How to Troubleshoot a Tripped Breaker
Most of the time a, circuit breaker trips people simple go to their electrical panel find the offending breaker and reset it. But what happens when the breaker does not reset, or trips often, you can troubleshoot the problem yourself and depending on the problem, repair it or hire an electrician to do the repair for you. Circuit breakers are designed to trip, unlike older fuses in a fuse box that are designed to melt a thin metal strip, and turn off power whenever the following potentially dangerous situations occur:
• Overloaded Circuit
• Short Circuit
• Ground Fault
Types of Breakers
There are three types of residential circuit breakers; magnetic circuit breaker, thermal circuit breaker, and thermal magnetic circuit breaker.
Magnetic circuit breakers are equipped with an electromagnet that gets increasingly strong as the flow of electricity increases. The magnet activates a cutoff switch when too much power enters the circuit. Thermal circuit breakers employ metallic strips that bend and activate a cutoff switch when temperatures get too high. Thermal magnetic circuit breaker employs both methods and protects against electrical current surges with a thermal breaker, and against a complete short-circuit, by a magnetic trip feature.
Internal components of a circuit breaker
The most common cause for a breaker trip is when a circuit has more connected electrical load than it is supposed to have. When more current runs through the circuit than the circuit was intended to take, the circuit breaker is designed to trip to break the electrical connection.

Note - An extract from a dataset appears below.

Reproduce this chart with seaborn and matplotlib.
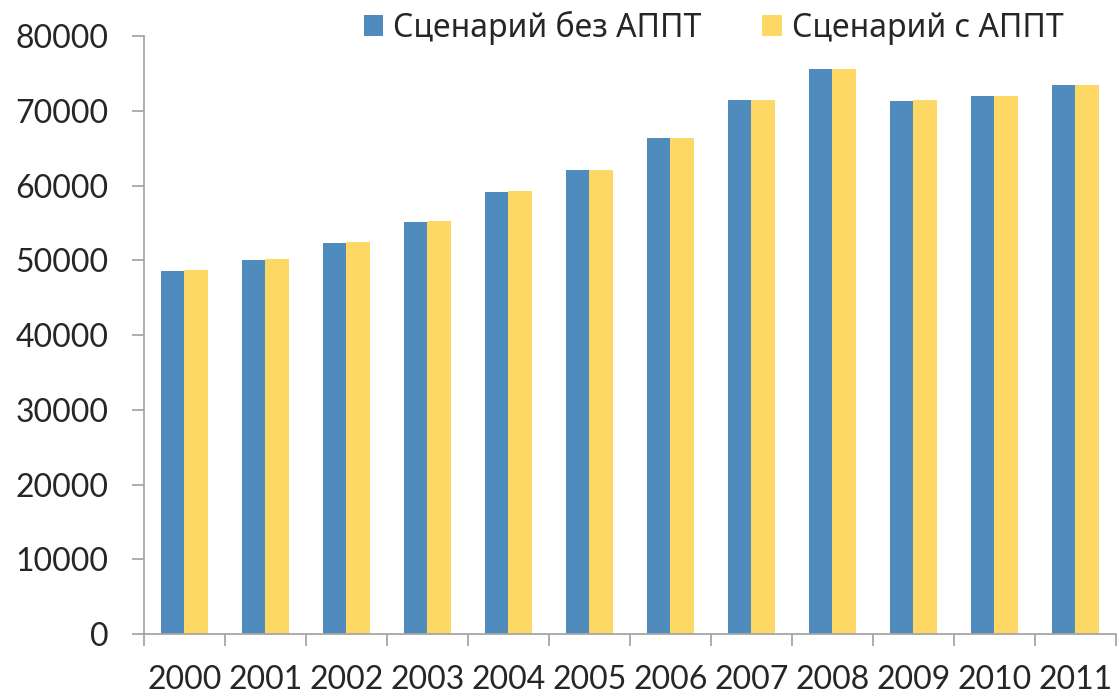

Circuit breakers come in different amperage ratings that determine how much current that can safely flow through the circuit. If a typical 15 Amp circuit breaker is protecting a series of receptacles and you have a hair dryer, a computer, television, and fan plugged into various receptacles on the circuit, the circuit breaker trips to prevent overheating which can cause a fire. The size of the wire also relates to the amperage of the circuit breaker, but we will go over that in a little while.
It is also important to understand that the size of the breaker, whether it’s 15 or 20 amps, is a nominal size. Breakers are designed to trip above 80 percent of the rated load; this is why vacuum cleaners or circular saws state that they are 12 amps. Most residential circuits are 15 amps, and 80% of 15 is 12. Now you know.
Correcting an Overloaded Circuit
Too many devices plugged into one outlet or multiple outlets connected in a circuit.
• Relocate lamps, heaters, irons, hair dryers and other high load devices to a different circuit with less load.
• Turn off some of the devices on the circuit to reduce the load.
• Inspect the plugs and cords of the electrical devices connected to the circuit. Damaged plugs and twisted or pinched cords can develop a short after they have been in use for a while and trip the breaker.
Tip: Another way to tell if a circuit is nearly overloaded is to touch the knuckle of your index finger to the surface of the circuit breaker to see how warm it is. All electrical wires heat up when current passes through them, so they can be slightly warm, but if you have a breaker that is hot or substantially warmer than the rest, you may have to have a electrician increase the gauge of wire to the circuit or increase the breaker size.
A Short Circuit is a very serious problem which can cause breaker tripping. A short circuit happens when the hot wire (black) touches another hot wire or touches a neutral wire (white). A break in the circuit wiring can also cause a short. These can be difficult to troubleshoot since the cause can be the wiring in your home or in something you have plugged into an outlet.
Short Circuit Inspection
• Confirm that power is off to the outlets.
• Inspect your power cords for damage or a melted appearance. Space heaters which are on for long periods of time can cause the neutral side (the longer of the two slots) of the outlet to overheat and begin to discolor or even melt.
• Check your outlets and plugs for the smell of burning or brown or black discoloration.
• Remove the receptacle cover and check the insulation on the wires. Make sure it is not brittle and cracked and touching another wire, the ground wire, or the box if it is metal.
• Inspect all the outlets and switches in the circuit.
• If ceiling light fixtures are connected to the same circuit, remove the fixture and inspect the wiring inside.
• If you can’t find a problem, contact an electrician as soon as possible.
You can also purchase a receptacle tester to check if receptacles are wired properly.
To narrow down if the short circuit is a device or the house wiring, follow this procedure:
• Unplug all devices connected to the circuit.
• Turn off all light fixtures on the circuit.
• Go to the electrical panel and reset the breaker.
• If it trips immediately, the short is in the wiring of the circuit.
• If the breaker does not trip, turn on any light fixtures connected to the circuit.
• If the breaker holds, the short circuit is being caused by something plugged into the outlet.
• It is better to purchase a continuity tester for a few dollars and follow the instructions for testing the appliances or devices. Otherwise, plug each item into an outlet and turn it on to find the faulty appliance or lamp and then have it repaired.
Note: Each time a breaker trips you can damage it and it may have to be replaced.
Other causes for repeated breaker trips can be due to loose load terminal connections on the breaker. If you can’t find the cause for circuit breaker tripping, hire an electrician an have him check the electrical service panel and all the connections inside the panelboard.